**Problem requirements:** Take the lines of the data below from the very first through the line containing "red = '#f0262a'" and output them exactly, pictures excluded.

--- Start of Data section ---

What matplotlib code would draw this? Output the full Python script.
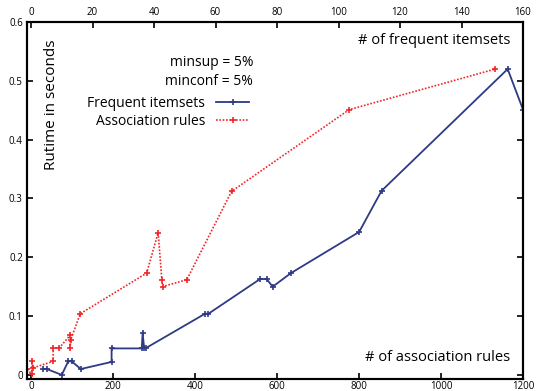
import matplotlib
matplotlib.use("Agg")
from matplotlib import pyplot as plt

plt.rcParams['font.family'] = ['Open Sans', 'DejaVu Sans']

# association rules (bottom axis) vs runtime
rules_x = [-9, 2, 2, 5, 54, 54, 69, 96, 95, 97, 120, 282, 310, 319, 321, 380, 489, 776, 1132]
rules_y = [0.010, 0.001, 0.023, 0.012, 0.023, 0.046, 0.046, 0.068, 0.046, 0.060, 0.104,
           0.173, 0.242, 0.162, 0.150, 0.162, 0.312, 0.451, 0.520]

# frequent itemsets (top axis) vs runtime
items_x = [4.0, 5.1, 10.0, 12.1, 13.2, 16.2, 26.2, 26.2, 36.0, 36.3, 36.8, 37.5,
           56.6, 57.7, 74.5, 76.6, 78.6, 84.5, 106.7, 114.0, 155.0, 160.0]
items_y = [0.010, 0.010, 0.000, 0.023, 0.023, 0.010, 0.022, 0.045, 0.045, 0.071, 0.045, 0.046,
           0.104, 0.104, 0.163, 0.163, 0.150, 0.173, 0.243, 0.313, 0.520, 0.451]

bottom_ticks = [0, 200, 400, 600, 800, 1000, 1200]
top_ticks = [0, 20, 40, 60, 80, 100, 120, 140, 160]
y_ticks = [0, 0.1, 0.2, 0.3, 0.4, 0.5, 0.6]
y_labels = ['0', '0.1', '0.2', '0.3', '0.4', '0.5', '0.6']

blue = '#2e3a84'
red = '#f0262a'

fig = plt.figure(figsize=(5.36, 3.91), dpi=100)
ax = fig.add_axes([0.0504, 0.0307, 0.9254, 0.913])
ax2 = ax.twiny()

l2, = ax.plot(rules_x, rules_y, color=red, linestyle=(0, (1, 1)), linewidth=1.2,
              marker='+', markersize=5, markeredgewidth=1.2, label='Association rules')
l1, = ax2.plot(items_x, items_y, color=blue, linestyle='-', linewidth=1.3,
               marker='+', markersize=5, markeredgewidth=1.2, label='Frequent itemsets')

ax.set_xlim(-9.8, 1200)
ax2.set_xlim(-1.3, 160)
ax.set_ylim(-0.007, 0.6)

ax.set_xticks(bottom_ticks)
ax2.set_xticks(top_ticks)
ax.set_yticks(y_ticks)
ax.set_yticklabels(y_labels)

ax.tick_params(axis='x', direction='in', length=4, width=1.2, labelsize=7, pad=1.5)
ax.tick_params(axis='y', direction='in', length=4, width=1.2, labelsize=7, pad=3,
               right=True)
ax2.tick_params(axis='x', direction='in', length=4, width=1.2, labelsize=7, pad=3)

for a in (ax, ax2):
    for s in a.spines.values():
        s.set_linewidth(1.5)
        s.set_color('black')

ax.text(0.05, 0.767, 'Rutime in seconds', transform=ax.transAxes, rotation=90,
        ha='center', va='center', fontsize=11)
ax.text(0.974, 0.948, '# of frequent itemsets', transform=ax.transAxes,
        ha='right', va='center', fontsize=10.5)
ax.text(0.974, 0.06, '# of association rules', transform=ax.transAxes,
        ha='right', va='center', fontsize=10.5)
ax.text(0.456, 0.886, 'minsup = 5%', transform=ax.transAxes,
        ha='right', va='center', fontsize=10)
ax.text(0.456, 0.832, 'minconf = 5%', transform=ax.transAxes,
        ha='right', va='center', fontsize=10)

ax.legend(handles=[l1, l2], loc='upper right', bbox_to_anchor=(0.468, 0.82),
          frameon=False, markerfirst=False, fontsize=10, handlelength=2.4,
          handletextpad=0.8, labelspacing=0.2, borderpad=0.2)

fig.savefig('out.png', dpi=100)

--- End of Data section ---

**Solution:**
What matplotlib code would draw this? Output the full Python script.
import matplotlib
matplotlib.use("Agg")
from matplotlib import pyplot as plt

plt.rcParams['font.family'] = ['Open Sans', 'DejaVu Sans']

# association rules (bottom axis) vs runtime
rules_x = [-9, 2, 2, 5, 54, 54, 69, 96, 95, 97, 120, 282, 310, 319, 321, 380, 489, 776, 1132]
rules_y = [0.010, 0.001, 0.023, 0.012, 0.023, 0.046, 0.046, 0.068, 0.046, 0.060, 0.104,
           0.173, 0.242, 0.162, 0.150, 0.162, 0.312, 0.451, 0.520]

# frequent itemsets (top axis) vs runtime
items_x = [4.0, 5.1, 10.0, 12.1, 13.2, 16.2, 26.2, 26.2, 36.0, 36.3, 36.8, 37.5,
           56.6, 57.7, 74.5, 76.6, 78.6, 84.5, 106.7, 114.0, 155.0, 160.0]
items_y = [0.010, 0.010, 0.000, 0.023, 0.023, 0.010, 0.022, 0.045, 0.045, 0.071, 0.045, 0.046,
           0.104, 0.104, 0.163, 0.163, 0.150, 0.173, 0.243, 0.313, 0.520, 0.451]

bottom_ticks = [0, 200, 400, 600, 800, 1000, 1200]
top_ticks = [0, 20, 40, 60, 80, 100, 120, 140, 160]
y_ticks = [0, 0.1, 0.2, 0.3, 0.4, 0.5, 0.6]
y_labels = ['0', '0.1', '0.2', '0.3', '0.4', '0.5', '0.6']

blue = '#2e3a84'
red = '#f0262a'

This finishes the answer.